Other postcards from a country stabilized in the ditch: According to the Observatory of Universities, 61% of university professors have symptoms of depression, such as loss of interest and anxiety. 69% of students have symptoms of depression such as persistent anxiety.
A respite for the American border
In January, arrests of Venezuelan migrants by the United States Border Patrol fell 91%: from 46,920 in December to 4,422 in January. The reduction may have to do with seasonality, greater border control and the repatriation flights agreed upon between the United States and Venezuela. However, the flow could increase: not only because of Venezuela's threat to suspend flights if sanctions on oil and gas return, but because Panama reported a 46% increase in migrants crossing the Darien Gap in January – the vast majority being Venezuelans.
Recommendations
After the respite of the pax bodegonica, Chavismo is arresting high profile activists and increasing its harassment of organized civil society, hoping to crack down on its organizational and mobilization capabilities before the presidential elections. My new piece for Caracas Chronicles.

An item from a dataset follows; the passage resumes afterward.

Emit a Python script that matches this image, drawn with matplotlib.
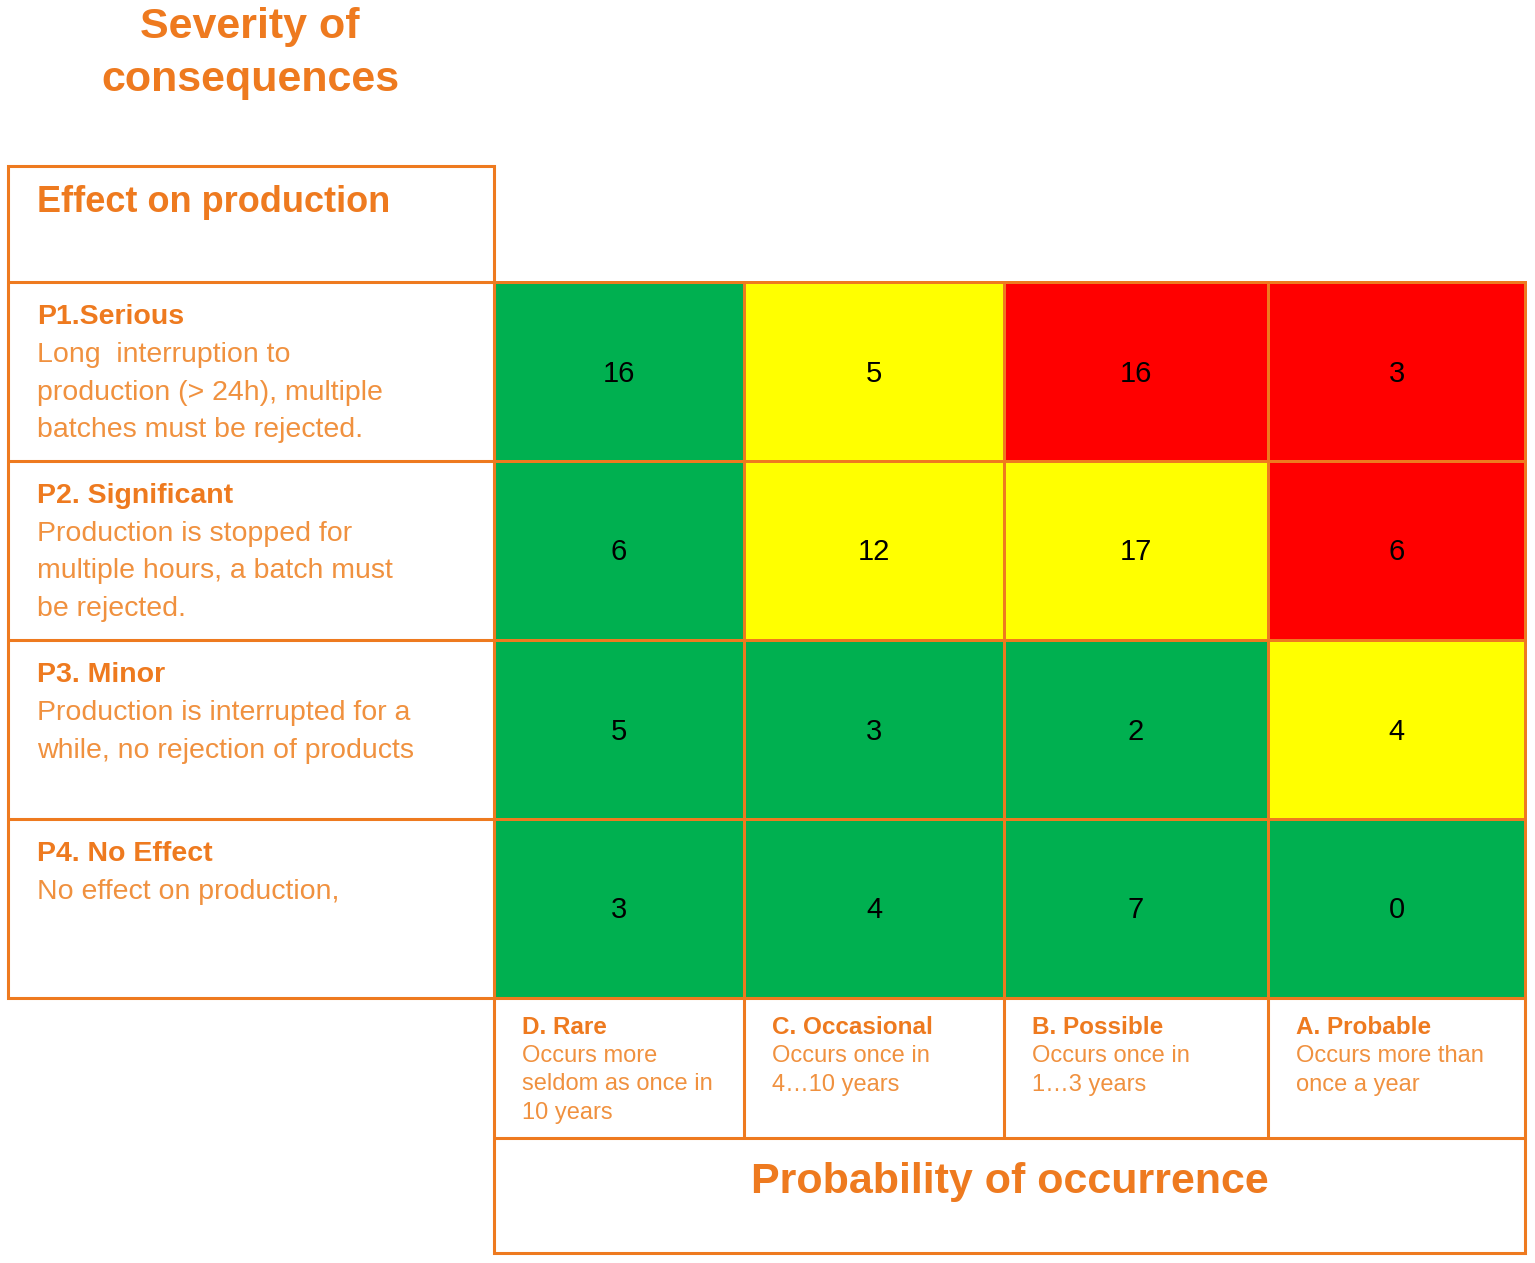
import numpy as np
import matplotlib
matplotlib.use('Agg')
import matplotlib.pyplot as plt
from matplotlib.colors import ListedColormap
from matplotlib.patches import Rectangle

# data
severity_titles = ['P1.Serious', 'P2. Significant', 'P3. Minor', 'P4. No Effect']
severity_text = [
    ['Long  interruption to', 'production (> 24h), multiple', 'batches must be rejected.'],
    ['Production is stopped for', 'multiple hours, a batch must', 'be rejected.'],
    ['Production is interrupted for a', 'while, no rejection of products'],
    ['No effect on production,'],
]
probability_titles = ['D. Rare', 'C. Occasional', 'B. Possible', 'A. Probable']
probability_text = [
    ['Occurs more', 'seldom as once in', '10 years'],
    ['Occurs once in', '4…10 years'],
    ['Occurs once in', '1…3 years'],
    ['Occurs more than', 'once a year'],
]
counts = [
    [16, 5, 16, 3],
    [6, 12, 17, 6],
    [5, 3, 2, 4],
    [3, 4, 7, 0],
]
# 0 = green, 1 = yellow, 2 = red
risk_level = [
    [0, 1, 2, 2],
    [0, 1, 1, 2],
    [0, 0, 0, 1],
    [0, 0, 0, 0],
]

ORANGE = '#EE7A1F'
ORANGE_LIGHT = '#F0913F'
risk_cmap = ListedColormap(['#00B050', '#FFFF00', '#FF0000'])

plt.rcParams['font.family'] = ['Liberation Sans', 'DejaVu Sans']

fig = plt.figure(figsize=(15.35, 12.63), dpi=100)
ax = fig.add_axes([0, 0, 1, 1])
ax.set_xlim(0, 1535)
ax.set_ylim(1263, 0)
ax.axis('off')

# layout (pixel units)
x_edges = np.array([494, 744, 1004, 1268, 1525])
y_edges = np.array([282, 461, 640, 819, 998])
left_x = 8
header_top = 166
bottom_row = 1138
bottom_end = 1253
lw = 2.2

# matrix cells
ax.pcolormesh(x_edges, y_edges, np.array(risk_level), cmap=risk_cmap,
              vmin=-0.5, vmax=2.5, edgecolors=ORANGE, linewidth=1.8)
for i, row in enumerate(counts):
    for j, v in enumerate(row):
        cx = (x_edges[j] + x_edges[j + 1]) / 2
        cy = (y_edges[i] + y_edges[i + 1]) / 2
        ax.text(cx, cy + 2, str(v), ha='center', va='center', fontsize=21, color='black')

# left table
ax.add_patch(Rectangle((left_x, header_top), x_edges[0] - left_x, y_edges[-1] - header_top,
                       fill=False, edgecolor=ORANGE, linewidth=lw))
ax.hlines(y_edges[:-1], left_x, x_edges[0], colors=ORANGE, linewidth=lw)
ax.text(37, header_top + 37, 'Effect on production', ha='left', va='center',
        fontsize=26, fontweight='bold', color=ORANGE)
for i, title in enumerate(severity_titles):
    top = y_edges[i]
    ax.text(37, top + 35, title, ha='left', va='center', fontsize=20.5,
            fontweight='bold', color=ORANGE)
    for k, line in enumerate(severity_text[i]):
        ax.text(37, top + 73 + 37.5 * k, line, ha='left', va='center',
                fontsize=20.5, color=ORANGE_LIGHT)

# bottom table
ax.add_patch(Rectangle((x_edges[0], y_edges[-1]), x_edges[-1] - x_edges[0], bottom_end - y_edges[-1],
                       fill=False, edgecolor=ORANGE, linewidth=lw))
ax.hlines(bottom_row, x_edges[0], x_edges[-1], colors=ORANGE, linewidth=lw)
ax.vlines(x_edges[1:-1], y_edges[-1], bottom_row, colors=ORANGE, linewidth=lw)
for j, title in enumerate(probability_titles):
    lx = x_edges[j] + 28
    ax.text(lx, 1027, title, ha='left', va='center', fontsize=17.5,
            fontweight='bold', color=ORANGE)
    for k, line in enumerate(probability_text[j]):
        ax.text(lx, 1056 + 28.5 * k, line, ha='left', va='center',
                fontsize=17, color=ORANGE_LIGHT)

ax.text((x_edges[0] + x_edges[-1]) / 2, 1182, 'Probability of occurrence', ha='center',
        va='center', fontsize=31, fontweight='bold', color=ORANGE)

# axis title top-left
ax.text(250, 27, 'Severity of', ha='center', va='center', fontsize=31,
        fontweight='bold', color=ORANGE)
ax.text(250, 80, 'consequences', ha='center', va='center', fontsize=31,
        fontweight='bold', color=ORANGE)

fig.savefig('out.png', dpi=100)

“The activists, aid workers, critics, analysts and journalists who’ve been able to hang on inside the country are watching the space in which they operate narrow even further”, writes The New York Times, “f this happened to Rocío San Miguel, then what’s left for everybody else?”
In the same week of Rocío San Miguel’s detention and a crushing report by the UN special rapporteur on the right to food, the government shows the door to thirteen UN officers and increases the country’s isolation and vulnerability, explains Kaoru Yonekura in Caracas Chronicles.